DATA EXTRACT:
———

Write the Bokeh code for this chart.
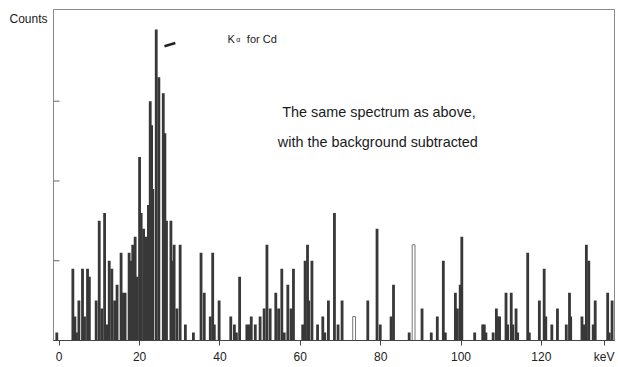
from bokeh.plotting import figure
from bokeh.models import (Range1d, Label, FixedTicker, Arrow, ColumnDataSource,
                          LinearAxis)
from bokeh.embed import file_html
from bokeh.resources import INLINE

# ---- data (keV, counts) ----
energies = [-0.6, 3.4, 3.9, 4.3, 4.9, 5.8, 6.3, 7.05, 7.5, 9.2, 9.96, 10.6, 11.3, 11.8,
            12.45, 13.1, 13.8, 14.4, 15.4, 15.9, 16.4, 17.4, 17.9, 18.3, 18.9, 19.4,
            20.0, 20.4, 21.0, 21.6, 22.2, 22.65, 23.0, 23.3, 24.15, 24.8, 25.9, 26.3,
            26.7, 27.8, 28.2, 28.6, 29.3, 30.1, 31.4,
            33.4, 35.3, 36.1, 37.6, 38.2, 38.6, 39.8, 42.7, 43.6, 44.1, 44.9, 46.7,
            47.3, 47.8, 48.8, 50.0, 51.0, 51.7, 52.5, 53.9, 54.6, 55.4, 56.0, 56.9,
            57.7, 58.3, 60.6, 61.2, 61.8, 62.1, 62.9, 64.3, 65.6, 66.1, 67.0, 68.5,
            69.4, 70.4, 76.8, 79.1, 79.9, 82.6, 83.2, 87.1, 90.3, 92.6, 94.1, 95.6,
            96.1, 98.6, 99.1, 99.8, 100.2, 103.4, 105.4, 105.8, 106.2, 108.0, 108.8,
            109.2, 109.6, 111.2, 111.6, 112.5, 112.9, 113.7, 114.1, 116.6, 117.0,
            119.5, 120.7, 121.1, 122.6, 124.0, 126.2, 127.0, 127.3, 130.1, 130.6,
            131.2, 131.8, 132.9, 133.4, 136.5, 136.9, 137.6]
counts = [1, 9, 3, 1, 5, 9, 3, 9, 8, 5, 15, 4, 16, 2,
          10, 9, 5, 7, 11, 6, 6, 11, 10, 12, 13, 8,
          23, 16, 14, 13, 17, 30, 27, 19, 39, 33, 31, 26,
          15, 15, 10, 12, 4, 12, 2,
          1, 11, 6, 3, 11, 2, 5, 3, 2, 1, 8, 2,
          2, 3, 2, 3, 4, 12, 4, 6, 4, 9, 1, 7,
          4, 9, 2, 10, 12, 5, 10, 2, 3, 1, 5, 16,
          2, 5, 5, 14, 2, 3, 7, 1, 4, 1, 3, 10,
          1, 6, 4, 7, 13, 1, 2, 2, 1, 1, 4,
          3, 3, 6, 2, 6, 2, 4, 1, 11, 1,
          5, 9, 3, 2, 4, 2, 6, 3, 3, 2,
          12, 10, 2, 5, 6, 1, 5]
hollow_energies = [73.4, 88.2]
hollow_counts = [3, 12]

x_ticks = [0, 20, 40, 60, 80, 100, 120]
y_ticks = [10, 20, 30]

FONT = "Liberation Sans"
X0, X1 = -1.42, 138.2
Y0, Y1 = 0, 41.5

p = figure(width=617, height=366, output_backend="svg", toolbar_location=None,
           x_range=Range1d(X0, X1), y_range=Range1d(Y0, Y1),
           x_axis_location=None, y_axis_location=None,
           min_border_left=53, min_border_right=3, min_border_top=9,
           min_border_bottom=25)
p.xgrid.visible = False
p.ygrid.visible = False
p.outline_line_color = "#888888"
p.background_fill_color = "white"
p.border_fill_color = "white"

src = ColumnDataSource(dict(e=energies, c=counts))
p.vbar(x="e", top="c", bottom=0, width=0.7, source=src,
       fill_color="#383838", line_color=None)
hsrc = ColumnDataSource(dict(e=hollow_energies, c=hollow_counts))
p.vbar(x="e", top="c", bottom=0, width=0.7, source=hsrc,
       fill_color="white", line_color="#777777", line_width=1)

# inward y ticks (no labels), drawn through the data scales
p.segment(x0=[X0] * len(y_ticks), x1=[X0 + 1.5] * len(y_ticks),
          y0=y_ticks, y1=y_ticks, line_color="#666666", line_width=1)

# bottom axis
xa = LinearAxis(ticker=FixedTicker(ticks=x_ticks))
xa.major_tick_out = 5
xa.major_tick_in = 0
xa.minor_tick_line_color = None
xa.axis_line_color = "#444444"
xa.major_tick_line_color = "#444444"
xa.major_label_text_font = FONT
xa.major_label_text_font_size = "12px"
xa.major_label_text_color = "#222222"
xa.major_label_standoff = 4
xa.axis_label = "keV"
xa.axis_label_text_font = FONT
xa.axis_label_text_font_size = "12px"
xa.axis_label_text_font_style = "normal"
xa.axis_label_text_color = "#222222"
try:
    xa.axis_label_align = "right"
    xa.axis_label_standoff = -14
except Exception:
    # fallback: show the unit as an extra tick label
    xa.axis_label = None
    kev_pos = 135.6
    xa.ticker = FixedTicker(ticks=x_ticks + [kev_pos])
    xa.major_label_overrides = {kev_pos: "keV"}
p.add_layout(xa, "below")

# left axis carrying only the "Counts" caption
count_pos = 40.3
ya = LinearAxis(ticker=FixedTicker(ticks=[count_pos]),
                major_label_overrides={count_pos: "Counts"})
ya.axis_line_color = None
ya.major_tick_line_color = None
ya.minor_tick_line_color = None
ya.major_tick_in = 0
ya.major_tick_out = 0
ya.major_label_standoff = 6
ya.major_label_orientation = "horizontal"
ya.major_label_text_font = FONT
ya.major_label_text_font_size = "12px"
ya.major_label_text_color = "#1a1a1a"
p.add_layout(ya, "left")

def lab(x, y, text, size, align="left", baseline="alphabetic"):
    p.add_layout(Label(x=x, y=y, text=text, text_font=FONT, text_font_size=size,
                       text_color="#1a1a1a", text_align=align, text_baseline=baseline))

lab(41.9, 37.85, "K", "11px")
lab(44.06, 37.7, "\u03b1", "7px")
lab(46.7, 37.85, "for Cd", "11px")
lab(79.6, 28.6, "The same spectrum as above,", "14.4px", align="center")
lab(79.3, 24.9, "with the background subtracted", "14.4px", align="center")

p.add_layout(Arrow(end=None, x_start=26.2, y_start=36.9, x_end=28.9, y_end=37.3,
                   line_width=2.5, line_color="#222222"))

open("out.html", "w").write(file_html(p, INLINE))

———

TASK REQUIREMENTS: From the opening line of the listing above through the line bearing "from bokeh.resources import INLINE", repeat each line exactly. Drop every picture.

EXERCISE SOLUTION:
Write the Bokeh code for this chart.
from bokeh.plotting import figure
from bokeh.models import (Range1d, Label, FixedTicker, Arrow, ColumnDataSource,
                          LinearAxis)
from bokeh.embed import file_html
from bokeh.resources import INLINE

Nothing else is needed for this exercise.